___ SOURCE DATA
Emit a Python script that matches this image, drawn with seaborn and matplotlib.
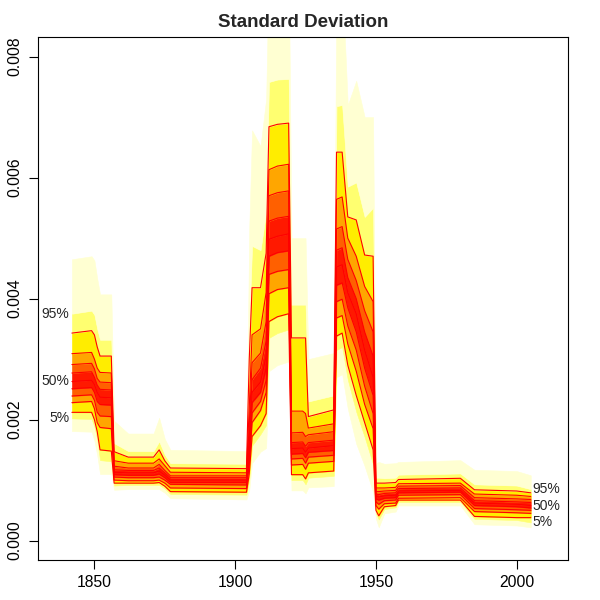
import colorsys

import numpy as np
import pandas as pd
import matplotlib
matplotlib.use("Agg")
import matplotlib.pyplot as plt
import seaborn as sns

# Fan chart of the posterior standard deviation (values in units of 1e-3)
years = [1842, 1849, 1850, 1851, 1852, 1856, 1857, 1862, 1871, 1873,
         1875, 1877, 1904, 1905, 1906, 1909, 1911, 1912, 1915, 1919,
         1920, 1924, 1925, 1926, 1935, 1936, 1938, 1940, 1943, 1946,
         1949, 1950, 1951, 1953, 1957, 1958, 1980, 1985, 2000, 2005]

q01 = [1.81, 1.80, 1.65, 1.41, 1.10, 1.10, 0.84, 0.85, 0.85, 0.85,
       0.79, 0.70, 0.68, 0.83, 1.28, 1.47, 1.53, 2.80, 2.90, 2.96,
       0.83, 0.83, 0.78, 0.88, 0.90, 2.70, 2.75, 2.18, 1.60, 1.23,
       0.80, 0.36, 0.22, 0.45, 0.48, 0.58, 0.58, 0.27, 0.25, 0.22]
q05 = [2.02, 2.01, 1.88, 1.67, 1.33, 1.31, 0.91, 0.92, 0.92, 0.92,
       0.86, 0.77, 0.76, 1.01, 1.57, 1.76, 1.91, 3.35, 3.43, 3.49,
       1.00, 1.00, 0.93, 1.04, 1.07, 3.15, 3.20, 2.66, 2.13, 1.71,
       1.26, 0.45, 0.35, 0.52, 0.55, 0.64, 0.64, 0.36, 0.34, 0.30]
q10 = [2.12, 2.12, 2.00, 1.80, 1.50, 1.48, 0.95, 0.95, 0.95, 0.96,
       0.90, 0.81, 0.80, 1.10, 1.72, 1.90, 2.10, 3.62, 3.70, 3.75,
       1.09, 1.09, 1.02, 1.12, 1.15, 3.38, 3.43, 2.90, 2.40, 1.95,
       1.50, 0.50, 0.41, 0.56, 0.58, 0.67, 0.67, 0.40, 0.38, 0.38]
q20 = [2.28, 2.30, 2.18, 1.95, 1.87, 1.85, 1.00, 0.99, 0.99, 1.00,
       0.95, 0.87, 0.86, 1.25, 1.95, 2.15, 2.45, 4.08, 4.15, 4.18,
       1.25, 1.26, 1.18, 1.28, 1.31, 3.68, 3.72, 3.25, 2.80, 2.25,
       1.85, 0.58, 0.52, 0.61, 0.62, 0.70, 0.71, 0.48, 0.46, 0.45]
q30 = [2.39, 2.41, 2.32, 2.12, 2.06, 2.05, 1.05, 1.04, 1.04, 1.05,
       1.00, 0.93, 0.92, 1.35, 2.11, 2.30, 2.65, 4.40, 4.45, 4.48,
       1.35, 1.36, 1.28, 1.38, 1.41, 3.95, 3.99, 3.55, 3.15, 2.55,
       2.10, 0.64, 0.60, 0.66, 0.67, 0.75, 0.76, 0.53, 0.51, 0.50]
q40 = [2.51, 2.53, 2.45, 2.30, 2.25, 2.24, 1.09, 1.08, 1.08, 1.10,
       1.04, 0.96, 0.96, 1.45, 2.28, 2.45, 2.85, 4.70, 4.76, 4.79,
       1.43, 1.44, 1.37, 1.46, 1.49, 4.22, 4.26, 3.85, 3.45, 2.85,
       2.40, 0.69, 0.67, 0.70, 0.71, 0.79, 0.80, 0.58, 0.56, 0.54]
q50 = [2.63, 2.65, 2.58, 2.45, 2.37, 2.36, 1.13, 1.12, 1.12, 1.15,
       1.08, 1.00, 1.00, 1.55, 2.45, 2.62, 3.05, 4.98, 5.03, 5.07,
       1.52, 1.53, 1.46, 1.53, 1.57, 4.52, 4.56, 4.10, 3.75, 3.15,
       2.70, 0.73, 0.72, 0.74, 0.75, 0.82, 0.83, 0.62, 0.60, 0.58]
q60 = [2.77, 2.79, 2.70, 2.57, 2.50, 2.49, 1.17, 1.16, 1.16, 1.20,
       1.12, 1.04, 1.04, 1.70, 2.66, 2.85, 3.30, 5.28, 5.33, 5.36,
       1.62, 1.63, 1.56, 1.62, 1.66, 4.80, 4.84, 4.35, 4.00, 3.45,
       3.05, 0.77, 0.76, 0.78, 0.79, 0.86, 0.87, 0.66, 0.64, 0.63]
q70 = [2.91, 2.93, 2.84, 2.68, 2.62, 2.61, 1.23, 1.20, 1.20, 1.26,
       1.16, 1.07, 1.07, 1.90, 2.94, 3.10, 3.62, 5.70, 5.75, 5.78,
       1.78, 1.79, 1.72, 1.75, 1.80, 5.15, 5.19, 4.65, 4.30, 3.80,
       3.45, 0.81, 0.81, 0.82, 0.83, 0.90, 0.91, 0.71, 0.69, 0.68]
q80 = [3.09, 3.11, 3.00, 2.85, 2.78, 2.77, 1.32, 1.28, 1.28, 1.35,
       1.24, 1.13, 1.12, 2.20, 3.40, 3.50, 4.10, 6.13, 6.19, 6.22,
       2.14, 2.14, 2.10, 1.86, 1.93, 5.64, 5.68, 5.00, 4.70, 4.20,
       3.95, 0.87, 0.87, 0.87, 0.88, 0.94, 0.95, 0.77, 0.75, 0.73]
q90 = [3.43, 3.47, 3.40, 3.20, 3.05, 3.05, 1.47, 1.38, 1.38, 1.50,
       1.32, 1.20, 1.19, 3.00, 4.18, 4.18, 4.75, 6.84, 6.88, 6.90,
       3.35, 3.35, 3.35, 2.05, 2.16, 6.42, 6.42, 5.35, 5.30, 4.72,
       4.70, 0.95, 0.95, 0.95, 0.96, 1.01, 1.03, 0.84, 0.82, 0.79]
q95 = [3.75, 3.80, 3.73, 3.50, 3.32, 3.32, 1.61, 1.48, 1.48, 1.64,
       1.42, 1.28, 1.27, 3.58, 4.87, 4.80, 5.43, 7.58, 7.62, 7.63,
       3.90, 3.90, 3.90, 2.30, 2.40, 7.18, 7.20, 5.85, 5.92, 5.35,
       5.50, 1.04, 1.04, 1.03, 1.04, 1.09, 1.11, 0.93, 0.91, 0.85]
q99 = [4.65, 4.70, 4.63, 4.33, 4.07, 4.07, 1.98, 1.77, 1.77, 2.03,
       1.68, 1.50, 1.48, 5.18, 6.78, 6.52, 7.30, 9.63, 9.66, 9.65,
       5.00, 5.00, 5.00, 3.00, 3.10, 9.30, 9.30, 7.20, 7.60, 7.00,
       7.00, 1.28, 1.30, 1.27, 1.28, 1.30, 1.33, 1.17, 1.15, 1.08]

levels = [1, 5, 10, 20, 30, 40, 50, 60, 70, 80, 90, 95, 99]
line_levels = [10, 20, 30, 40, 50, 60, 70, 80, 90]
label_levels = [5, 50, 95]
scale = 1e-3


def heat_color(dist):
    """R heat.colors(49) style colour, dist = percent distance from the median."""
    if dist <= 36:
        return colorsys.hsv_to_rgb(dist / 36 / 6, 1.0, 1.0)
    idx = dist - 37
    sat = max((1 - 1 / 24) - idx * (1 - 2 / 24) / 11, 0.04)
    return colorsys.hsv_to_rgb(1 / 6, sat, 1.0)


sns.set_style("ticks")
plt.rcParams['font.family'] = ['Liberation Sans', 'DejaVu Sans']

quant = dict(zip(levels, [np.array(q) * scale for q in
                          (q01, q05, q10, q20, q30, q40, q50,
                           q60, q70, q80, q90, q95, q99)]))
x = np.array(years)

fig, ax = plt.subplots(figsize=(6, 6), dpi=100)
fig.subplots_adjust(left=0.064, right=0.947, bottom=0.0667, top=0.938)

# fan bands, coloured by distance from the median (leaning to the inner edge)
for lo, hi in zip(levels[:-1], levels[1:]):
    inner = min(abs(lo - 50), abs(hi - 50))
    col = heat_color(inner + 0.35 * abs(hi - lo))
    ax.fill_between(x, quant[lo], quant[hi], facecolor=col,
                    edgecolor=col, linewidth=0.4)

# percentile lines
lines = pd.DataFrame({
    'year': np.tile(x, len(line_levels)),
    'value': np.concatenate([quant[l] for l in line_levels]),
    'level': np.repeat(line_levels, len(x)),
})
sns.lineplot(data=lines, x='year', y='value', units='level',
             estimator=None, color='#FF0000', linewidth=0.8,
             sort=False, legend=False, ax=ax)

# percentile labels at both ends
for lvl in label_levels:
    ax.annotate(f"{lvl}%", (x[0], quant[lvl][0]), xytext=(-2, 0),
                textcoords='offset points', ha='right', va='center',
                fontsize=10)
    ax.annotate(f"{lvl}%", (x[-1], quant[lvl][-1]), xytext=(1, 0),
                textcoords='offset points', ha='left', va='center',
                fontsize=10)

ax.set_xlim(1830.1, 2018.3)
ax.set_ylim(-0.00032, 0.00832)
ax.set_xticks([1850, 1900, 1950, 2000])
ax.set_yticks([0, 0.002, 0.004, 0.006, 0.008])
ax.set_yticklabels([f"{v:.3f}" for v in ax.get_yticks()])
ax.set_xlabel('')
ax.set_ylabel('')
ax.tick_params(direction='out', length=6.8, width=0.8, color='black',
               labelsize=11.3, labelcolor='black')
ax.tick_params(axis='x', pad=4)
ax.tick_params(axis='y', pad=5)
for lab in ax.get_yticklabels():
    lab.set_rotation(90)
    lab.set_va('center')
for sp in ax.spines.values():
    sp.set_color('black')
    sp.set_linewidth(0.8)

ax.set_title('Standard Deviation', fontweight='bold', fontsize=13.5, pad=7)

fig.savefig('out.png', dpi=100, facecolor='white')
______
#### WRITTEN PROBLEM:
Reproduce the material above from its first line through the line containing "1949, 1950, 1951, 1953, 1957, 1958, 1980, 1985, 2000, 2005]", both ends included, and skip every picture.

#### RESPONSE:
Emit a Python script that matches this image, drawn with seaborn and matplotlib.
import colorsys

import numpy as np
import pandas as pd
import matplotlib
matplotlib.use("Agg")
import matplotlib.pyplot as plt
import seaborn as sns

# Fan chart of the posterior standard deviation (values in units of 1e-3)
years = [1842, 1849, 1850, 1851, 1852, 1856, 1857, 1862, 1871, 1873,
         1875, 1877, 1904, 1905, 1906, 1909, 1911, 1912, 1915, 1919,
         1920, 1924, 1925, 1926, 1935, 1936, 1938, 1940, 1943, 1946,
         1949, 1950, 1951, 1953, 1957, 1958, 1980, 1985, 2000, 2005]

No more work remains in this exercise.